• Requirements:
Set down the listing below verbatim, but only from its first line through the line containing "ax = fig.add_axes([0, 0, 1, 1])".

• Records provided:
** Begin **

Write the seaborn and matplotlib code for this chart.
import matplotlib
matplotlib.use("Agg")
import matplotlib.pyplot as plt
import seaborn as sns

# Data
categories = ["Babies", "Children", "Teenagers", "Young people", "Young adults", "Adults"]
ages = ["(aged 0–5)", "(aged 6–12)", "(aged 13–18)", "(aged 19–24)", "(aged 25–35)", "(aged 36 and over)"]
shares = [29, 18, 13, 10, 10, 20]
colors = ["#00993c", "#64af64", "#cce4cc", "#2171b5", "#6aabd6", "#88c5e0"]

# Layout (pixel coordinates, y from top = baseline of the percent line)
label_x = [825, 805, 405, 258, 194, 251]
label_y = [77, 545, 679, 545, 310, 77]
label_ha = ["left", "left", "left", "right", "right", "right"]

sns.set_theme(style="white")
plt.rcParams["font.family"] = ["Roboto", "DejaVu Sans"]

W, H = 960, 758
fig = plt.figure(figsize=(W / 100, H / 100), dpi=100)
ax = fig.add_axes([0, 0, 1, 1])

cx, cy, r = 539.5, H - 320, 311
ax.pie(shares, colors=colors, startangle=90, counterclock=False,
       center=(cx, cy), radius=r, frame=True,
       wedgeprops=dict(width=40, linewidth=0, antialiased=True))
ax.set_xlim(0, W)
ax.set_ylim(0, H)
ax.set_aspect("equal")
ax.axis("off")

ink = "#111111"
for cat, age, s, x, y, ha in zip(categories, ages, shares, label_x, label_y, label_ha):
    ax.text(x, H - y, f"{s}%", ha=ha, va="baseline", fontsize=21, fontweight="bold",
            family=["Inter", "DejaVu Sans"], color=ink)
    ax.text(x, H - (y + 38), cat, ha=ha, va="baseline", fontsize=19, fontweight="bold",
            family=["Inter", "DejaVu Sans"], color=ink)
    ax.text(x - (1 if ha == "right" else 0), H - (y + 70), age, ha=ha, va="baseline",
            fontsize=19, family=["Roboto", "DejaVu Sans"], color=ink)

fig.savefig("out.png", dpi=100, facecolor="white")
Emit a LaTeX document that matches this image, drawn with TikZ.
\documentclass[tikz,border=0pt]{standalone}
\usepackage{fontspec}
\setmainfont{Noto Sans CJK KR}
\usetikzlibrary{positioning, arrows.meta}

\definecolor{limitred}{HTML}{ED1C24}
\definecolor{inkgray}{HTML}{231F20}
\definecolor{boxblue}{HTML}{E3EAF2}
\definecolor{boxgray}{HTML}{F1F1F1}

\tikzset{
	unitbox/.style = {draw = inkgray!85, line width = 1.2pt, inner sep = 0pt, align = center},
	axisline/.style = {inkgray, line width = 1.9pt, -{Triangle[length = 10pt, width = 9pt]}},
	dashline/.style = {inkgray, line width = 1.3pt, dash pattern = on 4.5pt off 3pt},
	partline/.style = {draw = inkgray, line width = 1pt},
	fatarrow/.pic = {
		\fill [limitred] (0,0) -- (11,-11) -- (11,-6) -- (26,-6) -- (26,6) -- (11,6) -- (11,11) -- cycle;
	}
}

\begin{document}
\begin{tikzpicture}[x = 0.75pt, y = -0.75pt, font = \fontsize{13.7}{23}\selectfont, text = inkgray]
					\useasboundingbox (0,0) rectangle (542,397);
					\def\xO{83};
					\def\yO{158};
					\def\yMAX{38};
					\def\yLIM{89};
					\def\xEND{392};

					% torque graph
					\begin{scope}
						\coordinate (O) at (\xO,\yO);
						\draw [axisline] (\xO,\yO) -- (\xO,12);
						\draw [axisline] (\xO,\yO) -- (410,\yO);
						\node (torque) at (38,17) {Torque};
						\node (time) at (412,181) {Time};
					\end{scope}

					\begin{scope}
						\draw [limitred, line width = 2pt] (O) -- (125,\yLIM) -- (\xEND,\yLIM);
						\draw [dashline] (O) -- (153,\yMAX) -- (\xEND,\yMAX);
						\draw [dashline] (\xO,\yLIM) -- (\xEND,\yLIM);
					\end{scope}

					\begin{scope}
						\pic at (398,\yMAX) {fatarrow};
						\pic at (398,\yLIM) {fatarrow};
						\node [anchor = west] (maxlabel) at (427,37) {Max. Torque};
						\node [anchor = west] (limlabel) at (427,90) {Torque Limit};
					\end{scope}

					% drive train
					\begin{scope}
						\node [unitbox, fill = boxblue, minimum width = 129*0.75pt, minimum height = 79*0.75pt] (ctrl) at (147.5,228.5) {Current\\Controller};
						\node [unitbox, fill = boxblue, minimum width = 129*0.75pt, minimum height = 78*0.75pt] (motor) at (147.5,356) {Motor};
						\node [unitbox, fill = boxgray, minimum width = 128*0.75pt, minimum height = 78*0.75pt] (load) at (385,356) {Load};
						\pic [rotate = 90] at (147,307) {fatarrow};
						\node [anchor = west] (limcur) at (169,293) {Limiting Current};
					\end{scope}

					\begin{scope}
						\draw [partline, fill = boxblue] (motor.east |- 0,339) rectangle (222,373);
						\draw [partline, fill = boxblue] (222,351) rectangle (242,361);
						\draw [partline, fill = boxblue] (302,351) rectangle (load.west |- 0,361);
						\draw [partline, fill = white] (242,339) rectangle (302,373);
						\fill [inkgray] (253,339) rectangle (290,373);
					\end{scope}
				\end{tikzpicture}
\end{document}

** End **

• Expected answer:
Write the seaborn and matplotlib code for this chart.
import matplotlib
matplotlib.use("Agg")
import matplotlib.pyplot as plt
import seaborn as sns

# Data
categories = ["Babies", "Children", "Teenagers", "Young people", "Young adults", "Adults"]
ages = ["(aged 0–5)", "(aged 6–12)", "(aged 13–18)", "(aged 19–24)", "(aged 25–35)", "(aged 36 and over)"]
shares = [29, 18, 13, 10, 10, 20]
colors = ["#00993c", "#64af64", "#cce4cc", "#2171b5", "#6aabd6", "#88c5e0"]

# Layout (pixel coordinates, y from top = baseline of the percent line)
label_x = [825, 805, 405, 258, 194, 251]
label_y = [77, 545, 679, 545, 310, 77]
label_ha = ["left", "left", "left", "right", "right", "right"]

sns.set_theme(style="white")
plt.rcParams["font.family"] = ["Roboto", "DejaVu Sans"]

W, H = 960, 758
fig = plt.figure(figsize=(W / 100, H / 100), dpi=100)
ax = fig.add_axes([0, 0, 1, 1])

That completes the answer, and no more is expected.